Abulaban’s speech — which closely echoed the roundly maligned CUNY Law School commencement speech by Fatima Mousa Mohammed, who infamously claimed Israel was guilty of indiscriminately killing Palestinians — inspired a fresh wave of outrage.
“…from coast to coast, Islamist terrorist sympathizers are spreading propagandist lies about half of the world’s Jews and the one Jewish nation,” tweeted lawyer Stacey E. Burke, adding, “The scary part is many are and the institutions (many of which receive both state and federal funding) are okay with it and approve it. They lie about that later if trouble arises, but they approve these words. It’s who they are and what they believe.”
Chaya Leah Sufrin, executive director of Long Beach Hillel, a Jewish organization which services the El Camino campus, told The Post that Jewish students are “up in arms” over the charged speech.

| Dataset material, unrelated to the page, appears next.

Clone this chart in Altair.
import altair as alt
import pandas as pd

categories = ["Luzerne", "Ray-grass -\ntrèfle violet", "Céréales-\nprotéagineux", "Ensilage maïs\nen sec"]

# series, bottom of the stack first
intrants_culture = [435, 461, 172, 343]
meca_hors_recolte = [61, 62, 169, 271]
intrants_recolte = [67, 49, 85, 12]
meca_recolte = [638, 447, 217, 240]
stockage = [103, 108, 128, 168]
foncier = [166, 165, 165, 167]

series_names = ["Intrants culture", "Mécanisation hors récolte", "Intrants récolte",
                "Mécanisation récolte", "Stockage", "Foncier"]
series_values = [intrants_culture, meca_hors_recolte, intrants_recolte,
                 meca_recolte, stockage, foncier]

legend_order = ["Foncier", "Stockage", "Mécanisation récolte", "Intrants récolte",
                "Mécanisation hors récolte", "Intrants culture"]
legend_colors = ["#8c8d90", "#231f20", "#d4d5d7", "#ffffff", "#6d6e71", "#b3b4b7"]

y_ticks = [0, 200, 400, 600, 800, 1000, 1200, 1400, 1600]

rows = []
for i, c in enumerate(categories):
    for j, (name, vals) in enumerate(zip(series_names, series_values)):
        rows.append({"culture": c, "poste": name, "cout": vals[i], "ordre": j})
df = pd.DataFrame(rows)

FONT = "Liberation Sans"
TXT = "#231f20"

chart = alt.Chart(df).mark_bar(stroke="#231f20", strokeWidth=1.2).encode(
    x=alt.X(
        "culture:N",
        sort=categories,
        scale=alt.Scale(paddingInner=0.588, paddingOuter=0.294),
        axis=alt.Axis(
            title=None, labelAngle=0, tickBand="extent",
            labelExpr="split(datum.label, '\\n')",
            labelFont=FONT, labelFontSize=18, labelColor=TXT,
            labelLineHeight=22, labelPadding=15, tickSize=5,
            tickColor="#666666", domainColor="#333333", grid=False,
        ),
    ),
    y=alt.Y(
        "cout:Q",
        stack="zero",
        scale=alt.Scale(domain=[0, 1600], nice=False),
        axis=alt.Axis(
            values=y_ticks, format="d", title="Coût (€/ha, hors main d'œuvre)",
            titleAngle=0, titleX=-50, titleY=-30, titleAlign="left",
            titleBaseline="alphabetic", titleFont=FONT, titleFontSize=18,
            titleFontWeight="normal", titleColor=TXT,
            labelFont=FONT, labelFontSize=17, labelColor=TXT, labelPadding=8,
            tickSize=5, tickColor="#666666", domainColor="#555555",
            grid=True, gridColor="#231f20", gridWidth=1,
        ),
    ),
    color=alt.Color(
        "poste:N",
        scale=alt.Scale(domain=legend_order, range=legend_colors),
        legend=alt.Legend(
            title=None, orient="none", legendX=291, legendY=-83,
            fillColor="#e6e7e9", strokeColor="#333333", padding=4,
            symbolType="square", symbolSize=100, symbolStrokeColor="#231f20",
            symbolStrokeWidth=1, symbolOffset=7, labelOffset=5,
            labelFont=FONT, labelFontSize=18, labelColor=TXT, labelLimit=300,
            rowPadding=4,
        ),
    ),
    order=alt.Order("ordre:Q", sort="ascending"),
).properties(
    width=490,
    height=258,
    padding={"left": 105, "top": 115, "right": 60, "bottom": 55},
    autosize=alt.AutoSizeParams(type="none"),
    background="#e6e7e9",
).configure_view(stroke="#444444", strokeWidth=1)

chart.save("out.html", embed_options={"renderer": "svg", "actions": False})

“It’s horrendous,” said Sufrin, adding, “The fact that the student used this platform to single out the only Jewish state in this way. It’s like, why?”
The 76-year-old California public school’s “Statement of Values” espouses “integrity” as part of its five pillars, which include acting “ethically and honestly” in addition to embracing “our similarities and differences to promote an inclusive campus community.”

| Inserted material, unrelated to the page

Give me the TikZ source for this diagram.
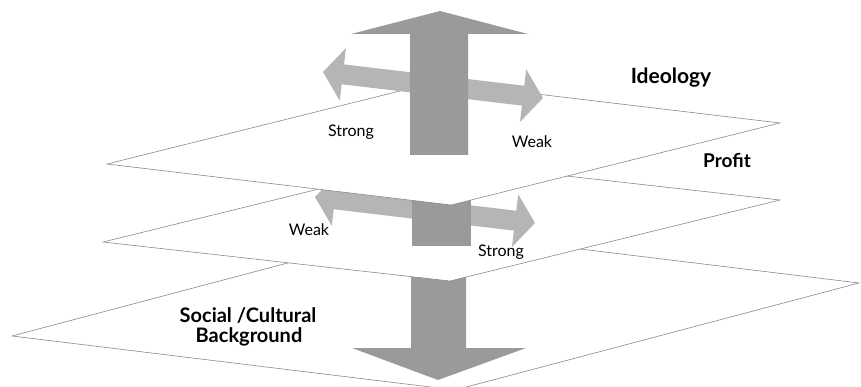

But prospective parents aren’t buying it.
Sebastian Kessel, a dad of a high school senior about to apply to El Camino, was “horrified” by the speaker’s political tirade.
“There’s been an increase in radical speech in college — and in the name of tolerance, we’ve become more intolerant,” the LA-based Kessel, a descendant of Holocaust survivors, told The Post.
He’s awaiting the school’s response before he decides whether to let his daughter apply.
“The reaction of the school will be more telling than the speech itself,” said Kessel. “If the school declines to take action, even a token action, then that sends a pretty big message to Jews in the area: Stay away because you’re not going to be protected.”
The dad, who classified himself as “politically to the left,” continued, “What kind of father would I be if I put my daughter in that environment?”
Kessel said the school delivered the correct response to the controversy.
“I am actually pleasantly surprised by the clarity and strength of it,” he said. “I was expecting some sort of equivocal ‘it’s wrong but she has a right’ and instead we got a very clear condemnation of the act. I’m saddened that this even took place but pleased at the college’s reaction.”